In today’s digital world, there are so many places where we are vulnerable to cybercriminals' attacks. Sitting at or near the top of the list is when we are using public Wi-Fi.
All over the world, public Wi-Fi networks are widely and readily available in airports, parks, restaurants, coffee shops, libraries, hotels, churches, community centers, literally everywhere we go every day. We connect to these networks without thinking twice. It’s relaxing and convenient to sit and have a coffee while reading emails, chatting with colleagues, and, possibly, even attending a meeting.
In most cases, public Wi-Fi is a free service offered to guests and visitors. No hassles. No credit cards. No network authentication. Just connect. That sounds good, right? Wrong. Public Wi-Fi means low or no security. That’s rule number one.*
Free public Wi-Fi is incredibly vulnerable to cyberattacks. Public Wi-Fi gives the bad guys streamlined and direct connections to your confidential information. Once accessed, who knows where, how, and when your information will be used and abused.

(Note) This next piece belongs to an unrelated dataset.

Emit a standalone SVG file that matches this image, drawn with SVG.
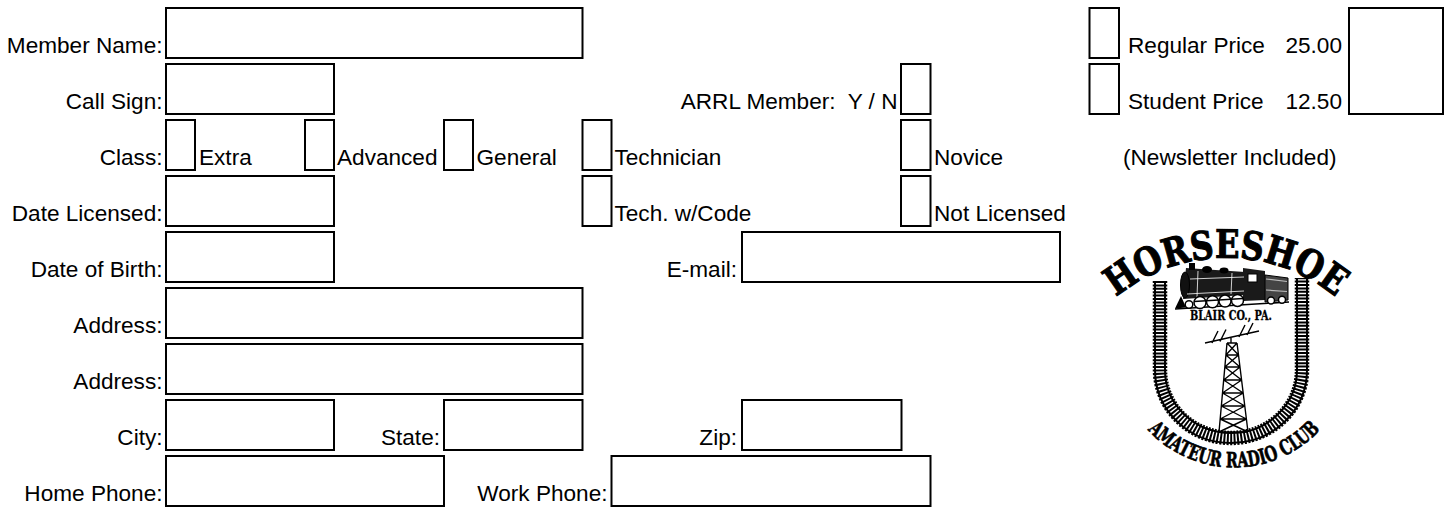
<svg xmlns="http://www.w3.org/2000/svg" width="1450" height="508" viewBox="0 0 1450 508">
<style>
.box{fill:none;stroke:#000;stroke-width:2}
.lbl{font-family:"Liberation Sans",Arial,Helvetica,sans-serif;font-size:22.6px;fill:#000}
.r{text-anchor:end}
.lt{font-family:"DejaVu Serif","Liberation Serif",serif;font-weight:bold;fill:#000;stroke:#000}
.ln{fill:none;stroke:#000}
</style>
<defs>
<path id="arcTop" d="M1110.2 302.4 A173 173 0 0 1 1341.8 302.4"/>
<path id="arcBot" d="M1137.75 417.4 A117.5 117.5 0 0 0 1330.25 417.4"/>
</defs>
<rect width="1450" height="508" fill="#fff"/>

<g id="member-name"><text class="lbl r" x="162.5" y="52.5">Member Name:</text><rect class="box" x="166" y="8" width="416.5" height="50"/></g>
<g id="call-sign"><text class="lbl r" x="162.5" y="108.5">Call Sign:</text><rect class="box" x="166" y="64" width="168" height="50"/></g>
<g id="arrl-member"><text class="lbl r" x="897.5" y="108.5" xml:space="preserve">ARRL Member:  Y / N</text><rect class="box" x="901" y="64" width="29.5" height="50"/></g>

<g id="class"><text class="lbl r" x="162.5" y="164.5">Class:</text></g>
<g id="class-extra"><rect class="box" x="166" y="120" width="29" height="50"/><text class="lbl" x="199" y="164.5">Extra</text></g>
<g id="class-advanced"><rect class="box" x="305" y="120" width="29" height="50"/><text class="lbl" x="337" y="164.5">Advanced</text></g>
<g id="class-general"><rect class="box" x="444" y="120" width="29" height="50"/><text class="lbl" x="476.5" y="164.5">General</text></g>
<g id="class-technician"><rect class="box" x="582.5" y="120" width="29" height="50"/><text class="lbl" x="614.5" y="164.5">Technician</text></g>
<g id="class-novice"><rect class="box" x="901" y="120" width="29.5" height="50"/><text class="lbl" x="934" y="164.5">Novice</text></g>
<g id="class-tech-code"><rect class="box" x="582.5" y="176" width="29" height="50"/><text class="lbl" x="614.5" y="220.5">Tech. w/Code</text></g>
<g id="class-not-licensed"><rect class="box" x="901" y="176" width="29.5" height="50"/><text class="lbl" x="934" y="220.5">Not Licensed</text></g>

<g id="date-licensed"><text class="lbl r" x="162.5" y="220.5">Date Licensed:</text><rect class="box" x="166" y="176" width="168" height="50"/></g>
<g id="date-of-birth"><text class="lbl r" x="162.5" y="276.5">Date of Birth:</text><rect class="box" x="166" y="232" width="168" height="50"/></g>
<g id="email"><text class="lbl r" x="737" y="276.5">E-mail:</text><rect class="box" x="742" y="232" width="318" height="50"/></g>
<g id="address-1"><text class="lbl r" x="162.5" y="332.5">Address:</text><rect class="box" x="166" y="288" width="416.5" height="50"/></g>
<g id="address-2"><text class="lbl r" x="162.5" y="388.5">Address:</text><rect class="box" x="166" y="344" width="416.5" height="50"/></g>
<g id="city"><text class="lbl r" x="162.5" y="444.5">City:</text><rect class="box" x="166" y="400" width="168" height="50"/></g>
<g id="state"><text class="lbl r" x="440" y="444.5">State:</text><rect class="box" x="444" y="400" width="138.5" height="50"/></g>
<g id="zip"><text class="lbl r" x="737" y="444.5">Zip:</text><rect class="box" x="742" y="400" width="159.5" height="50"/></g>
<g id="home-phone"><text class="lbl r" x="162.5" y="500.5">Home Phone:</text><rect class="box" x="166" y="456" width="278" height="50"/></g>
<g id="work-phone"><text class="lbl r" x="607.5" y="500.5">Work Phone:</text><rect class="box" x="611.5" y="456" width="319" height="50"/></g>

<g id="regular-price"><rect class="box" x="1089.5" y="8" width="29.5" height="50"/><text class="lbl" x="1128" y="52.5">Regular Price</text><text class="lbl r" x="1342" y="52.5">25.00</text></g>
<g id="student-price"><rect class="box" x="1089.5" y="64" width="29.5" height="50"/><text class="lbl" x="1128" y="108.5">Student Price</text><text class="lbl r" x="1342" y="108.5">12.50</text></g>
<g id="amount"><rect class="box" x="1349" y="8" width="94" height="106"/></g>
<g id="newsletter"><text class="lbl" x="1123" y="164.5">(Newsletter Included)</text></g>

<g id="logo">
  <g id="track">
    <path class="ln" d="M1160 281 L1160 370 A71 68 0 0 0 1302 370 L1302 278" stroke-width="14.5" stroke-dasharray="2 1.4"/>
    <path class="ln" d="M1155 281 L1155 370 A76 73 0 0 0 1307 370 L1307 278" stroke-width="2"/>
    <path class="ln" d="M1165 281 L1165 370 A66 63 0 0 0 1297 370 L1297 278" stroke-width="2"/>
  </g>
  <text class="lt" font-size="39" stroke-width="1.1"><textPath href="#arcTop" startOffset="50%" text-anchor="middle" textLength="238" lengthAdjust="spacingAndGlyphs">HORSESHOE</textPath></text>
  <text class="lt" font-size="21" stroke-width="0.7"><textPath href="#arcBot" startOffset="50%" text-anchor="middle" textLength="194" lengthAdjust="spacingAndGlyphs">AMATEUR RADIO CLUB</textPath></text>
  <text class="lt" font-size="12" stroke-width="0.3" x="1231" y="320" text-anchor="middle" textLength="82" lengthAdjust="spacingAndGlyphs">BLAIR CO., PA.</text>
  <g id="train">
    <path class="ln" d="M1175 309 L1289 302" stroke-width="1.6"/>
    <polygon points="1186,268 1245,272 1245,295 1183,299" fill="#1a1a1a"/>
    <ellipse cx="1185" cy="285" rx="4.5" ry="13" fill="#111" stroke="#000"/>
    <rect x="1189" y="263" width="6" height="7" fill="#000"/>
    <ellipse cx="1207" cy="269.5" rx="5" ry="3.5" fill="#000"/>
    <ellipse cx="1224" cy="270.5" rx="4.5" ry="3" fill="#000"/>
    <polygon points="1243,268 1265,271 1265,300 1243,301" fill="#1a1a1a"/>
    <rect x="1248" y="274" width="9" height="8" fill="#fff" stroke="#000"/>
    <polygon points="1265,275 1288,278 1288,300 1265,302" fill="#444" stroke="#000"/>
    <path d="M1266 279 L1287 281.5 M1266 290 L1287 291.5" stroke="#bbb" stroke-width="1.2"/>
    <path d="M1187 294 L1244 291 M1190 279 L1244 277 M1198 271 L1197 297 M1232 273 L1231 294" stroke="#fff" stroke-width="0.8" fill="none"/>
    <g fill="#fff" stroke="#000" stroke-width="1.5">
      <circle cx="1200" cy="302.5" r="6"/><circle cx="1212.5" cy="301.8" r="6"/><circle cx="1225" cy="301.1" r="6"/><circle cx="1237.5" cy="300.4" r="6"/>
      <circle cx="1189" cy="304.5" r="3.8"/><circle cx="1271" cy="300.5" r="3.5"/><circle cx="1282" cy="299.8" r="3.5"/>
    </g>
    <path d="M1194 301.5 L1243 298.5" stroke="#000" stroke-width="1.5"/>
    <polygon points="1175,308.5 1181,296 1186,307.5" fill="#000"/>
  </g>
  <g id="antenna" class="ln" stroke-width="1.4">
    <path d="M1205 343 L1259 331 M1212 343 L1218 331 M1220 341.5 L1226 329.5 M1239 337 L1245 325 M1247 335 L1253 323 M1231 343 V337.5"/>
    <path d="M1227 343 L1219 432 M1237 343 L1248 432 M1227 343H1237 M1225.9 355H1238.5 M1224.8 367H1240 M1223.7 380H1241.6 M1222.5 393H1243.2 M1221.3 406H1244.8 M1220.2 419H1246.4 M1219 432H1248 M1227 343L1238.5 355 M1237 343L1225.9 355 M1225.9 355L1240 367 M1238.5 355L1224.8 367 M1224.8 367L1241.6 380 M1240 367L1223.7 380 M1223.7 380L1243.2 393 M1241.6 380L1222.5 393 M1222.5 393L1244.8 406 M1243.2 393L1221.3 406 M1221.3 406L1246.4 419 M1244.8 406L1220.2 419 M1220.2 419L1248 432 M1246.4 419L1219 432"/>
  </g>
</g>
</svg>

A Password Doesn’t Guarantee Security
Ok, so what about those public networks where you have to login and agree to terms? They’re secure, right? Wrong. (See rule number one.)
The average free public Wi-Fi connection isn’t secure. Just because you may need a password, it doesn’t mean your online activities are encrypted. Public Wi-Fi can leave you vulnerable for many different reasons. One of the most important reasons has to do with the encryption protocol used by some wireless networks.
The less security a Wi-Fi hotspot has, the easier it is for an attacker to connect and eavesdrop on users, distribute malware, and steal sensitive information.
Techniques such as snooping, sniffing, phishing, and man-in-the-middle (MitM) are common. Often, the purpose of these attacks is to defraud people by stealing their credit card information. More nefarious is that these attacks can mean personal data, photos, and conversations are leaked to cybercriminals who resell or reuse the information maliciously.
What Are the Risks of Using Public Wi-Fi?
- Packet sniffing or eavesdropping
- Malware infection
- Data breaches
- Identity theft
- MitM Attacks
- Unencrypted networks
Security Best Practices for Public Wi-Fi
- Remember rule number one. Public Wi-Fi means low or no security.
- Do not connect to public Wi-fi networks using old and outdated devices. and browsers that may be vulnerable and not properly updated
- Do not leave your Wi-Fi or Bluetooth connection ON when you are not using it.
- Do not allow your Wi-Fi to auto-connect to networks.
- Avoid using an open Wi-Fi network that is not password protected.
- Do not access websites that hold your sensitive information, such as financial or healthcare while connected to via public WI-FI.
- Avoid using public/shared terminals for accessing any websites that require input of any sensitive information.
- While using public/shared terminals, make sure you logout from each portal that you have logged into. Clear your browsing history and delete the web cache before you leave the terminal.
- To stay safe on a public Wi-Fi network, use a Virtual Private Network (VPN) app.
- Enabling the firewall can save your laptop from suspicious data packets. Put simply, a firewall analyses the data traffic and protects your device from unauthorized access.
- Ensure that only HTTPS-enabled sites are visited.
- When you’re through with an account, log out. Please do not leave your accounts signed in when they are idle.
- Enable Two-Factor Authentication
- Educate your staff about the risks of public Wi-Fi.
Always remember rule number one: Public Wi-Fi means low or no security. It is very important for you, your employees, family, and friends to understand that public Wi-Fi isn’t secure and can be a gateway for hackers to access your device and data. Make sure you understand the risks and take proactive steps to protect your data. By following a few simple guidelines, as outlined above, you can greatly minimize the possibility of your information being stolen.